What Happens If Your Plans Change
Booking flexibility is one of the underappreciated variables in rental decisions. Prepaid rates often carry the lowest sticker prices but come with cancellation penalties or non-refundable terms. Pay-at-counter rates typically cost a bit more but allow you to cancel or modify without financial loss.
If there's any meaningful chance your travel dates shift — a connecting flight gets rerouted, your trip extends by a day, or plans change — the value of a flexible booking often outweighs the small savings on a prepaid rate. Florida's weather is also a relevant factor: summer thunderstorms are common, hurricane season runs June through November, and travel disruptions happen.

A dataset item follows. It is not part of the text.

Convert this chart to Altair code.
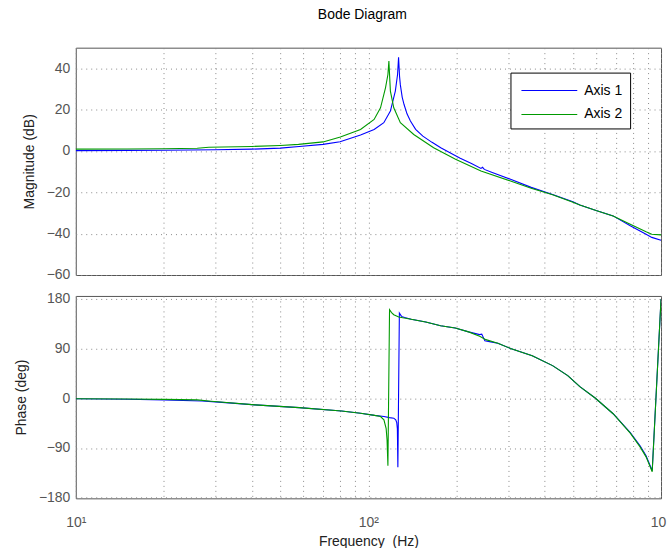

Understanding what your booking allows in those scenarios before you commit is a reasonable step.
The Questions Worth Asking Before You Book 🔍
The difference between a genuinely cheap rental and one that merely looked cheap at the search stage usually comes down to preparation. Before you finalize a booking at MCO, it's worth understanding what your personal auto insurance actually covers on rentals, whether your credit card provides collision protection and what it requires to activate that coverage, what the fuel policy is (full-to-full versus prepaid fuel options carry different cost implications depending on how you drive), whether your driver's license is valid in Florida and whether any additional drivers on the booking have compliant licenses, and whether the vehicle class you've selected actually fits your trip's practical needs.
The rental car market at Orlando Airport is large and competitive enough that real savings are available — but they require more than finding a low number in a search result. Understanding the full cost structure, knowing what you already have in terms of coverage, and matching the vehicle to your actual needs are what turn an advertised rate into a genuinely good deal.